◆ **Problem to solve**: Beginning at the first line of the data, print each line exactly, stopping after the line that contains "const lastValue = 12.5;".

>> Start

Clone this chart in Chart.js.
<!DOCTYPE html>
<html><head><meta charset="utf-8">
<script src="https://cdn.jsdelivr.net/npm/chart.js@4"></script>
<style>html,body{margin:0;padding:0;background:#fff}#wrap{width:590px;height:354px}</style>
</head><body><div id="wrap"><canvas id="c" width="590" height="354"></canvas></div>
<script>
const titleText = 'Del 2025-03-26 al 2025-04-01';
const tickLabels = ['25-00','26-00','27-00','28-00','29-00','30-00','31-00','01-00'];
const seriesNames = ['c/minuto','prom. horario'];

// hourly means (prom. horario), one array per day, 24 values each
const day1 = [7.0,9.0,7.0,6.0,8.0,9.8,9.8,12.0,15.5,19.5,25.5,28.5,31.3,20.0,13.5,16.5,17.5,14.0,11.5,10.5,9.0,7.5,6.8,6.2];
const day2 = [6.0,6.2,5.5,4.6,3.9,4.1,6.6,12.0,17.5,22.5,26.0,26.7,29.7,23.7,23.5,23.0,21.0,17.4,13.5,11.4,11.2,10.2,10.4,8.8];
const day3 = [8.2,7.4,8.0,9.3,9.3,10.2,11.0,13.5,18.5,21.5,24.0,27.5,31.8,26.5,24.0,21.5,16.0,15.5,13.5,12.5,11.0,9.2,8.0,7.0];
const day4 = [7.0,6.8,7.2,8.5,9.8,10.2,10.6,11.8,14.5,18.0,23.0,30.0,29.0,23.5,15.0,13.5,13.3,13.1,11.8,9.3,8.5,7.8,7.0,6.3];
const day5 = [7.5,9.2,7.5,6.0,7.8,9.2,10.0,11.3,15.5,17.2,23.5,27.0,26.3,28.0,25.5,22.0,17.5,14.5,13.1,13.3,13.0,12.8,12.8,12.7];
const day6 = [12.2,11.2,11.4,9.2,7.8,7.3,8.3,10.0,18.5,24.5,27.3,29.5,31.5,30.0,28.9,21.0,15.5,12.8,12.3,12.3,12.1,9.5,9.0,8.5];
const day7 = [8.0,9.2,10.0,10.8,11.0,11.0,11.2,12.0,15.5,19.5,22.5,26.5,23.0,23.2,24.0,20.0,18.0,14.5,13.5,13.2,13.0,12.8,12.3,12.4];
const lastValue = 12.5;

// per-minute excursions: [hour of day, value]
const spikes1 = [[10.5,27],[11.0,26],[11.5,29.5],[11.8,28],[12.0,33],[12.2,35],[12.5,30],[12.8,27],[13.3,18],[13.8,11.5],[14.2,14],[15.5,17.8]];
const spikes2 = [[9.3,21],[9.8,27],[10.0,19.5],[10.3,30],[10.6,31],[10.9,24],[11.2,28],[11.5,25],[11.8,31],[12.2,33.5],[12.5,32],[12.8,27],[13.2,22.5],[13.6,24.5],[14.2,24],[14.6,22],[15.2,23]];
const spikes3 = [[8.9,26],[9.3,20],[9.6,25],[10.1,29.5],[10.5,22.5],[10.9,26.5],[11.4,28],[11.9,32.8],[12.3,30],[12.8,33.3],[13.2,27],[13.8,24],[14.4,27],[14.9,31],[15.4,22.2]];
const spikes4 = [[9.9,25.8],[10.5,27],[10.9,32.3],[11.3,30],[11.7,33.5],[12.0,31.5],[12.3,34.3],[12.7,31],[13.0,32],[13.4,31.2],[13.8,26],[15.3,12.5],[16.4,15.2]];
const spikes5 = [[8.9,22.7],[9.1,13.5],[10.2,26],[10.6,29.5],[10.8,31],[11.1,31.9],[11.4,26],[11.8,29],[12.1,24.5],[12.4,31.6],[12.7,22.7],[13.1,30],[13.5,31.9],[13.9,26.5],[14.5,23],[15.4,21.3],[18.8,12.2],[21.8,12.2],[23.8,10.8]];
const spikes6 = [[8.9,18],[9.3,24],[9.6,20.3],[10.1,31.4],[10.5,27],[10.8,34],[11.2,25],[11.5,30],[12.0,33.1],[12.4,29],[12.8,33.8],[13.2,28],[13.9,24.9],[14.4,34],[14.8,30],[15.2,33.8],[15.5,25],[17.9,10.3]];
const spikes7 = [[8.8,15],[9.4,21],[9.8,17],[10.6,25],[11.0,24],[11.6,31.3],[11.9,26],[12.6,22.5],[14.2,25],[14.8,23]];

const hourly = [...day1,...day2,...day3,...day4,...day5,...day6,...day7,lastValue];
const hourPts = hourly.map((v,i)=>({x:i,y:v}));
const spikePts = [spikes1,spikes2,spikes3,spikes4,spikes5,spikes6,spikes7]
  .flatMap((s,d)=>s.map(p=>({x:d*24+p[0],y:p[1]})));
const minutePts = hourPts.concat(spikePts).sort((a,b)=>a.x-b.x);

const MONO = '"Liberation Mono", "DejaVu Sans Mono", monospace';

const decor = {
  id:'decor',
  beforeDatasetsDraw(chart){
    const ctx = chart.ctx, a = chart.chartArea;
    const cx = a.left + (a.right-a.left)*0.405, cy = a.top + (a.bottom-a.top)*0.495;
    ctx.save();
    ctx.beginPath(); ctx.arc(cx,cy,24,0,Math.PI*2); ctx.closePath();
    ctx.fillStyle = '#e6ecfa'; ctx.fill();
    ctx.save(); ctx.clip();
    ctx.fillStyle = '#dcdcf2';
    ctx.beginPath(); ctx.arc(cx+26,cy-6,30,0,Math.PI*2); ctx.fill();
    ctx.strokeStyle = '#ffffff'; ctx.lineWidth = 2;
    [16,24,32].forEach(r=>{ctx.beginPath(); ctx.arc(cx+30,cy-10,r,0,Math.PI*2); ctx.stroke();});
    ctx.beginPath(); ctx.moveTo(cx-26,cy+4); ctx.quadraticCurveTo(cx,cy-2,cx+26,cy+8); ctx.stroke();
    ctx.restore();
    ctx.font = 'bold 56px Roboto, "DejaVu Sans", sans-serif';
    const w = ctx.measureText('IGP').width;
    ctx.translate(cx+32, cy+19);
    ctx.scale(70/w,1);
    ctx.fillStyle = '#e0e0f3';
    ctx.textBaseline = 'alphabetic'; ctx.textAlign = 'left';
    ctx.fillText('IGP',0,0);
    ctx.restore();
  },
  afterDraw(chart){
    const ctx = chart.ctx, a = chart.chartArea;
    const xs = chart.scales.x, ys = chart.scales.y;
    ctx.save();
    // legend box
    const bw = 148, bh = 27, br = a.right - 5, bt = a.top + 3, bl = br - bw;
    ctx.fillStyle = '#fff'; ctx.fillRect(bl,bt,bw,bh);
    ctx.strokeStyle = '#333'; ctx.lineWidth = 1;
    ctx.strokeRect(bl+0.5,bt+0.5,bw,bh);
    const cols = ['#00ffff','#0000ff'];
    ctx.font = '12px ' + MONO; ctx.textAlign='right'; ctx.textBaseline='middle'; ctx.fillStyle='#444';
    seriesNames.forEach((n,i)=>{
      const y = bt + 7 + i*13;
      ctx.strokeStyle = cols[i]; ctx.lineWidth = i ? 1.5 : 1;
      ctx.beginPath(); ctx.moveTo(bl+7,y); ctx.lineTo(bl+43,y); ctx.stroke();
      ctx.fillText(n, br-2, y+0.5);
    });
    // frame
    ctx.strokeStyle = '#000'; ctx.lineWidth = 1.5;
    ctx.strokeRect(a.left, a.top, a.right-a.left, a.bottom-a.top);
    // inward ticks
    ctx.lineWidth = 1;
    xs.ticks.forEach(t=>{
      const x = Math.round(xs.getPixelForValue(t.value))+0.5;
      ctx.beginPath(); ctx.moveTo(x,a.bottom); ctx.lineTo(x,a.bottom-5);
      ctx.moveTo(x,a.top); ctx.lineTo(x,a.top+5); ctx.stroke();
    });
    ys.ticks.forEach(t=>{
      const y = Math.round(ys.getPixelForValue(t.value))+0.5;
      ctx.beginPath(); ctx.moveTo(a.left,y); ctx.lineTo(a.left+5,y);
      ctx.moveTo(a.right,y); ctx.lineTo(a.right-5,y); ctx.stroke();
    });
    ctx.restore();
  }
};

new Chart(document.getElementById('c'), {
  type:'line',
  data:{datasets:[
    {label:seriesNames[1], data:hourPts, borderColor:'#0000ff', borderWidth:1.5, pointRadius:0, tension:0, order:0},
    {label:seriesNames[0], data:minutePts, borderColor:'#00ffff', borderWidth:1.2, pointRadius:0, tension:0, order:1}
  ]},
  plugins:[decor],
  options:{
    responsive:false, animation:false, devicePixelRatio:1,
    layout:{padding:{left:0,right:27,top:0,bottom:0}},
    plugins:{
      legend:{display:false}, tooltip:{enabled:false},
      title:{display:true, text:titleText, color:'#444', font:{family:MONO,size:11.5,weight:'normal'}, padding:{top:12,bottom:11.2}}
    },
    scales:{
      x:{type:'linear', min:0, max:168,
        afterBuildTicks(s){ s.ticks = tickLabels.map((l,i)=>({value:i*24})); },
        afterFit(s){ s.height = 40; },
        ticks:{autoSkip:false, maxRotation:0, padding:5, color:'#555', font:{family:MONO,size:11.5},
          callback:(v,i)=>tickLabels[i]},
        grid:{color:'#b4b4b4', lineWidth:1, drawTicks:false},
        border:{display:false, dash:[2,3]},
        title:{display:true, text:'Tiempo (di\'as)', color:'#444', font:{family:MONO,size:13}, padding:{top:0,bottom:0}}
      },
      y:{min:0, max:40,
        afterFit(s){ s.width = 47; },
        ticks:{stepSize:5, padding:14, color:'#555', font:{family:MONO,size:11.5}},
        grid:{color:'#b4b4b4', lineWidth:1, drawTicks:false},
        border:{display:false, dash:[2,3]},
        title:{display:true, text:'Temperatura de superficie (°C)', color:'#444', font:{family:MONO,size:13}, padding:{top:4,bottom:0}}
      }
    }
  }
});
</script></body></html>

>> End

◆ **Output for this task**:
Clone this chart in Chart.js.
<!DOCTYPE html>
<html><head><meta charset="utf-8">
<script src="https://cdn.jsdelivr.net/npm/chart.js@4"></script>
<style>html,body{margin:0;padding:0;background:#fff}#wrap{width:590px;height:354px}</style>
</head><body><div id="wrap"><canvas id="c" width="590" height="354"></canvas></div>
<script>
const titleText = 'Del 2025-03-26 al 2025-04-01';
const tickLabels = ['25-00','26-00','27-00','28-00','29-00','30-00','31-00','01-00'];
const seriesNames = ['c/minuto','prom. horario'];

// hourly means (prom. horario), one array per day, 24 values each
const day1 = [7.0,9.0,7.0,6.0,8.0,9.8,9.8,12.0,15.5,19.5,25.5,28.5,31.3,20.0,13.5,16.5,17.5,14.0,11.5,10.5,9.0,7.5,6.8,6.2];
const day2 = [6.0,6.2,5.5,4.6,3.9,4.1,6.6,12.0,17.5,22.5,26.0,26.7,29.7,23.7,23.5,23.0,21.0,17.4,13.5,11.4,11.2,10.2,10.4,8.8];
const day3 = [8.2,7.4,8.0,9.3,9.3,10.2,11.0,13.5,18.5,21.5,24.0,27.5,31.8,26.5,24.0,21.5,16.0,15.5,13.5,12.5,11.0,9.2,8.0,7.0];
const day4 = [7.0,6.8,7.2,8.5,9.8,10.2,10.6,11.8,14.5,18.0,23.0,30.0,29.0,23.5,15.0,13.5,13.3,13.1,11.8,9.3,8.5,7.8,7.0,6.3];
const day5 = [7.5,9.2,7.5,6.0,7.8,9.2,10.0,11.3,15.5,17.2,23.5,27.0,26.3,28.0,25.5,22.0,17.5,14.5,13.1,13.3,13.0,12.8,12.8,12.7];
const day6 = [12.2,11.2,11.4,9.2,7.8,7.3,8.3,10.0,18.5,24.5,27.3,29.5,31.5,30.0,28.9,21.0,15.5,12.8,12.3,12.3,12.1,9.5,9.0,8.5];
const day7 = [8.0,9.2,10.0,10.8,11.0,11.0,11.2,12.0,15.5,19.5,22.5,26.5,23.0,23.2,24.0,20.0,18.0,14.5,13.5,13.2,13.0,12.8,12.3,12.4];
const lastValue = 12.5;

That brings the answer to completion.